- Genre: Drama
- Written by: Karol Klementewicz; Monika Pęcikiewicz;
- Directed by: Karol Klementewicz
- Starring: Ignacy Liss; Maria Sobocińska; Kamil Studnicki; Mateusz Więcławek; Joanna Kulig; Alicja Lewczuk; Maja Ostaszewska; Pawel Tomaszewski;
- Composer: Łukasz Targosz
- Country of origin: Poland
- Original language: Polish
- No. of seasons: 1
- No. of episodes: 8

Production
- Producer: Bogumił Lipski
- Cinematography: Weronika Bilska
- Editors: Alan Zejer; Kamil Grzybowski;
- Running time: 32–42 minutes
- Production companies: TVN Warner Bros. Discovery; HBO Polska; Magnolia Films;

Original release
- Network: HBO Max
- Release: 12 June 2026 – present

= Proud (TV series) =

Polish drama television series

Proud is a Polish drama television series written by Karol Klementewicz and Monika Pęcikiewicz, directed by Klementewicz, and produced by Bogumił Lipski. It stars Ignacy Liss as Filip, a young gay man who ends up a dad to his late sister's daughter.

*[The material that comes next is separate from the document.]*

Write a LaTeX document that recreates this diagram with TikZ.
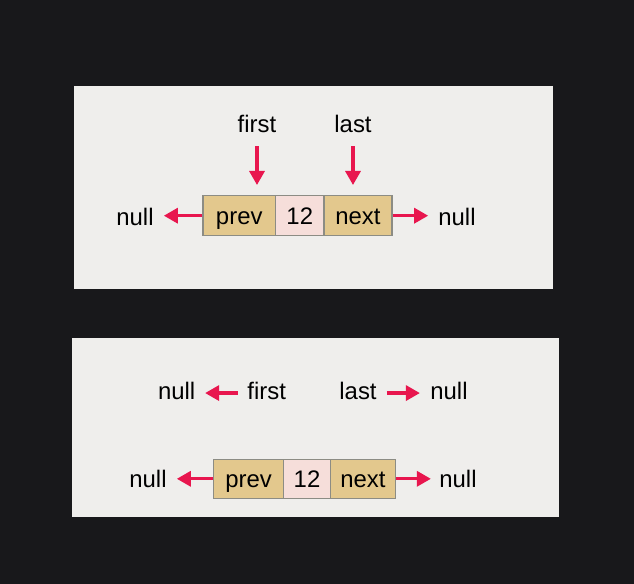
\documentclass[tikz,border=0pt]{standalone}
\usepackage{fontspec}
\setmainfont{Liberation Sans}
\usetikzlibrary{arrows.meta}
\definecolor{bgdark}{HTML}{18181B}
\definecolor{panel}{HTML}{EFEEEC}
\definecolor{tan}{HTML}{E3C88D}
\definecolor{pinkc}{HTML}{F6DEDA}
\definecolor{edgegray}{HTML}{8C8C84}
\definecolor{arrowred}{HTML}{E8164E}
\tikzset{
  lbl/.style={font=\fontsize{24}{28}\selectfont, inner sep=0pt, anchor=base, text height=12.5bp, text depth=0pt},
  cell/.style={draw=edgegray, line width=1.4bp, inner sep=0pt, font=\fontsize{24}{28}\selectfont, text height=17bp, text depth=0pt},
  tancell/.style={cell, fill=tan},
  pinkcell/.style={cell, fill=pinkc},
  ptr/.style={draw=arrowred, line width=3.2bp, -{Triangle[length=14bp,width=15bp]}}
}
\begin{document}
\begin{tikzpicture}[x=1bp,y=-1bp]
\useasboundingbox (0,0) rectangle (634,584);
\fill[bgdark] (0,0) rectangle (634,584);
\fill[panel] (74,86) rectangle (553,289);
\fill[panel] (72,338) rectangle (559,517);

% ---- top panel ----
\node[tancell, minimum width=72.5bp, minimum height=40bp] (prevT) at (239.25,215.7) {prev};
\node[pinkcell, minimum width=48.5bp, minimum height=40bp] (numT) at (299.75,215.7) {12};
\node[tancell, minimum width=68bp, minimum height=40bp] (nextT) at (358,215.7) {next};

\node[lbl] (firstT) at (257,133) {first};
\node[lbl] (lastT) at (353,133) {last};
\node[lbl] (nullTL) at (135,225) {null};
\node[lbl] (nullTR) at (457,225) {null};

\draw[ptr, shorten <=13bp, shorten >=10bp] (firstT.south) -- (firstT.south |- prevT.north);
\draw[ptr, shorten <=13bp, shorten >=10bp] (lastT.south) -- (lastT.south |- nextT.north);
\draw[ptr, shorten >=10bp] (prevT.west) -- (nullTL.east |- prevT.west);
\draw[ptr, shorten >=10bp] (nextT.east) -- (nullTR.west |- nextT.east);

% ---- bottom panel ----
\node[lbl] (nullBA) at (176.7,399.3) {null};
\node[lbl] (firstB) at (266.7,399.3) {first};
\node[lbl] (lastB) at (358,399.3) {last};
\node[lbl] (nullBB) at (449,399.3) {null};

\draw[ptr, shorten <=9.6bp, shorten >=9.6bp] (firstB.west) -- (nullBA.east);
\draw[ptr, shorten <=10bp, shorten >=10.3bp] (lastB.east) -- (nullBB.west);

\node[tancell, minimum width=70.2bp, minimum height=39bp] (prevB) at (248.6,478.8) {prev};
\node[pinkcell, minimum width=46.6bp, minimum height=39bp] (numB) at (307,478.8) {12};
\node[tancell, minimum width=65.4bp, minimum height=39bp] (nextB) at (363,478.8) {next};

\node[lbl] (nullBL) at (148,487.7) {null};
\node[lbl] (nullBR) at (458,487.7) {null};

\draw[ptr, shorten >=10bp] (prevB.west) -- (nullBL.east |- prevB.west);
\draw[ptr, shorten >=8.3bp] (nextB.east) -- (nullBR.west |- nextB.east);
\end{tikzpicture}
\end{document}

Proud premiered on HBO Max on June 12, 2026 to positive reviews from critics. At the 2026 Series Mania television festival, it won Grand Prix in International Competition and Best Actor for Ignacy Liss.

==Premise==
Filip Raczyński is a 20-something hard-partying gay fashion model who lives with his sister and her child Tosia. After losing his sister, Filip ends up caring for and then looks to adopt Tosia.

==Cast==
===Main===
- Ignacy Liss as Filip Raczyński
- Maria Sobocińska as Kiki, Filip's friend
- Kamil Studnicki as Olek
- Mateusz Więcławek as Paweł
- Joanna Kulig as Teresa Mielnicz, a lawyer
- Alicja Lewczuk as Tosia, Anka's daughter and Filip's niece
- Maja Ostaszewska as Beata, Filip's neighbor

===Supporting===
- Sylwia Boroń as Anka Raczyńska, Filip's sister and Tosia's mother
- Marcin Miodek as Adam Nowak, dad of Nina
- Paweł Tomaszewski as Marek
- Amelia Fijałkowska as Nina, Kiki's and Adam's daughter
- Piotr Pacek as Krzysztof
- Dorota Kolak as Olga, Krzysztof's mother and Tosia's grandmother

== Episodes ==

| No. | Title | Directed by | Written by | Original release date |
|---|---|---|---|---|
| 1 | "Episode 1" | Karol Klementewicz | Karol Klementewicz & Monika Pecikiewicz | 12 June 2026 |
| 2 | "Episode 2" | Karol Klementewicz | Karol Klementewicz & Monika Pecikiewicz | 19 June 2026 |
| 3 | "Episode 3" | Karol Klementewicz | Karol Klementewicz & Monika Pecikiewicz | 26 June 2026 |
| 4 | "Episode 4" | Karol Klementewicz | Karol Klementewicz & Monika Pecikiewicz | 3 July 2026 |
| 5 | "Episode 5" | Karol Klementewicz | Karol Klementewicz & Monika Pecikiewicz | 10 July 2026 |
| 6 | "Episode 6" | Karol Klementewicz | Karol Klementewicz & Monika Pecikiewicz | 17 July 2026 |
| 7 | "Episode 7" | Karol Klementewicz | Karol Klementewicz & Monika Pecikiewicz | 24 July 2026 |
| 8 | "Episode 8" | Karol Klementewicz | Karol Klementewicz & Monika Pecikiewicz | 31 July 2026 |

== Reception==
The series received positive reviews from both Polish and international critics.

Television critic Jack Seale from the British newspaper The Guardian gave it 4 out of 5 stars wrote in his review: "This Polish drama is beautifully shot, darkly funny and full of social commentary about the difficulty of being a gay father in Poland. Even the toddler seems like an accomplished actor".